By Jeff Kapembwa
Lusaka - Namibia has ratified the Tripartite Free Trade Area (TFTA) treaty, making it the eighth country to append its signature amid expectations of at least six more states responding and operationalising the model before the close of this year.
The Tripartite Free Trade Area seeks to combine the Southern African Development Community (SADC), East African Community (EAC) and Common Market for Eastern and Southern Africa (Comesa) into the largest free trade area on the continent.
Namibian High Commissioner to Zambia, Siyave Haindongo, said in Lusaka this week his country ratified the TFTA on 20 January on conviction of benefiting from the real returns to be adduced from the model, having signed the agreement in June 2015 in Egypt.
Namibia, he said, appended its signature to the TFTA model since it appended and signed the agreement in June 2015 during the African Union Heads of States Summit in Sharmar Sheikh, Egypt, and is optimistic about its success as adduced from the outlined plan.

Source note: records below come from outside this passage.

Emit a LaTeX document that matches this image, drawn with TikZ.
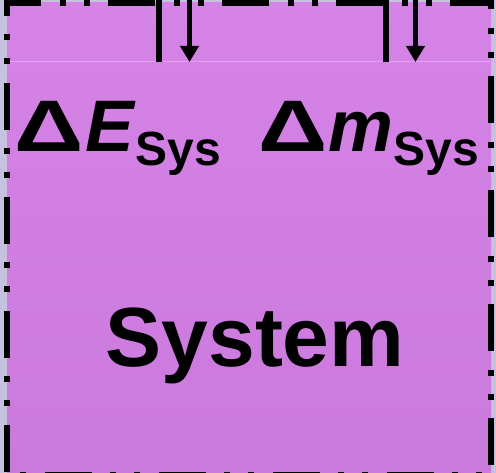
\documentclass[tikz,border=0pt]{standalone}
\usepackage{fontspec}
\setmainfont{Liberation Sans}
\usepackage{graphicx}
\usepackage{tikz}
\usetikzlibrary{arrows.meta, positioning, calc}
\definecolor{syslavender}{RGB}{196, 194, 221}
\definecolor{systop}     {RGB}{214, 131, 231}
\definecolor{sysbottom}  {RGB}{202, 121, 220}
\definecolor{sysseam}    {RGB}{232, 160, 240}
\newcommand{\sysdelta}{\scalebox{1.32}[1]{Δ}}

\begin{document}
\begin{tikzpicture}[x=1pt,y=-1pt,
	boundary/.style={line width=6pt, dash pattern=on 47pt off 19pt on 6pt off 18pt on 6pt off 18pt, dash phase=111pt},
	wall/.style={line width=6pt},
	flow/.style={line width=5pt, -{Triangle[length=16pt,width=18pt]}},
	lbl/.style={inner sep=0pt, font=\bfseries}
	]
	\useasboundingbox (0,0) rectangle (496,473);
	\clip (0,0) rectangle (496,473);
	\fill[syslavender] (0,0) rectangle (496,473);
	\shade[top color=systop, bottom color=sysbottom] (7,3) rectangle (491,475);
	\draw[sysseam, line width=1pt] (0,62) -- (496,62);
	\draw[boundary] (7,475) -- (7,3) -- (491,3) -- (491,475) -- cycle;
	% heat and mass in
	\coordinate (wallE) at (159,-2);
	\coordinate (wallEend) at (159,62);
	\coordinate (inE) at (189.5,-2);
	\coordinate (inEend) at (189.5,62);
	\coordinate (wallM) at (386,-2);
	\coordinate (wallMend) at (386,62);
	\coordinate (inM) at (415.5,-2);
	\coordinate (inMend) at (415.5,62);
	\draw[wall] (wallE) -- (wallEend);
	\draw[wall] (wallM) -- (wallMend);
	\draw[flow] (inE) -- (inEend);
	\draw[flow] (inM) -- (inMend);
	\node[lbl, anchor=base west] (dE) at (14,152) {{\fontsize{73}{73}\selectfont\sysdelta\kern2pt\textit{E}}\raisebox{-14pt}{\fontsize{48}{48}\selectfont Sys}};
	\node[lbl, anchor=base west] (dm) at (258,152) {{\fontsize{73}{73}\selectfont\sysdelta\kern1pt\textit{m}}\raisebox{-14pt}{\fontsize{48}{48}\selectfont Sys}};
	\node[lbl, anchor=base] (sys) at (255,367) {\fontsize{84}{84}\selectfont System};
\end{tikzpicture}
\end{document}
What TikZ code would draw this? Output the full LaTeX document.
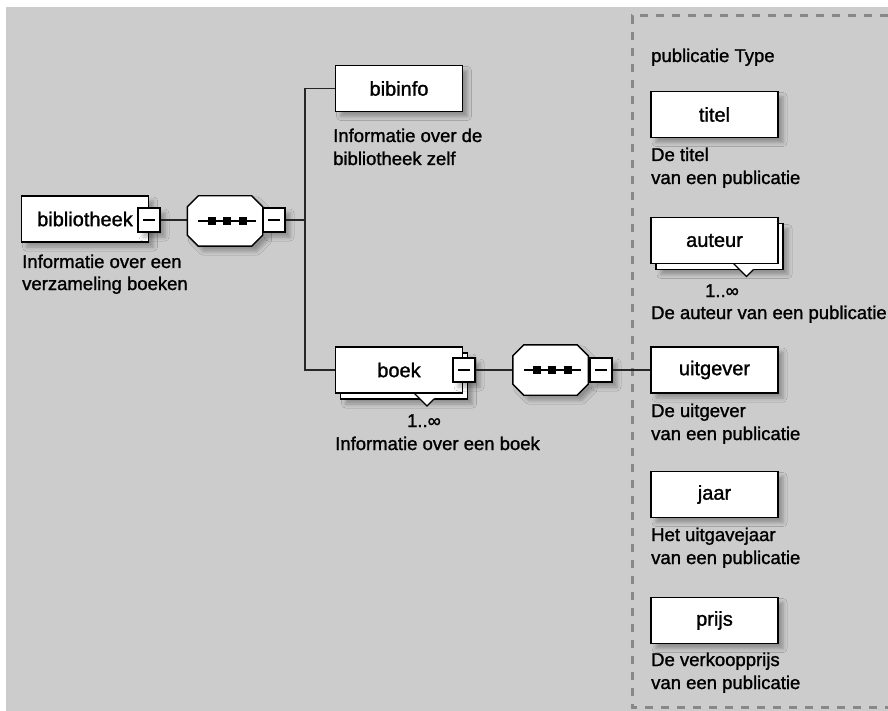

Receiving the instruments on behalf of the TFTA taskforce committee, COMESA secretary general, Chileshe Kapwepwe, challenged member states to support the operationalisation of the TFTA before the end of this year and overcome surmountable challenges.
Kapwepwe outlined, among other challenges faced by Africa and partner states, inadequate production bases for members and partner states.
This has forced affected members and partners to export a few primary commodities outside the modus operandi which allows for right commodities being produced and competitively availed to the market.
Other concerns needed to be redressed are the type of goods produced in the region as well as the technological content of those goods to increase the quantum of high-technology content of exports from member/partner states.
This, it is envisioned, will increase the incomes from trade and reducing the vulnerability of the tripartite economies in external shocks and in the long-run, a decline in prices of the resource-based and primary commodities.
Kapwepwe noted that despite the number of challenges, Africa can attain regional integration with competitiveness and that can be done by operationalising the TFTA based on a model which seeks to ensure right commodities are produced and competitively availed to the market.
Most economies of member states in Comesa, East African Community and the Southern African Development Community are resource-based with primary commodities accounting for 40% to 90% of their total exports, a major setback to growth.
“This has resulted in an expensive extractive sector in the region, with limited linkages to other sectors in the region, with limited linkages to other sectors of the economies. This scenario has rendered many of our member/partner states vulnerable to extractive shocks,” she said.
Kapwepwe has since encouraged other member states to consider their position and ratify the TFTA treaty. The success of the continental free trade area was cardinal to enhance competitiveness with the rest of the trading blocs.
She noted TFTA, upon launching in Shamar Sheikh in June 2015, was premised on unique development challenges of the region, which is the developmental approach to regional integration, based on the three pillars of ‘market integration, industrial development and infrastructure development.
The theory is borne out of the realisation of the complementarity existing between trade liberalization, competitiveness in industrial production and infrastructure development. The TFTA model espouses a value chain approach to exploitation and processing of commodities within the region to address the constraint faced by countries and partners.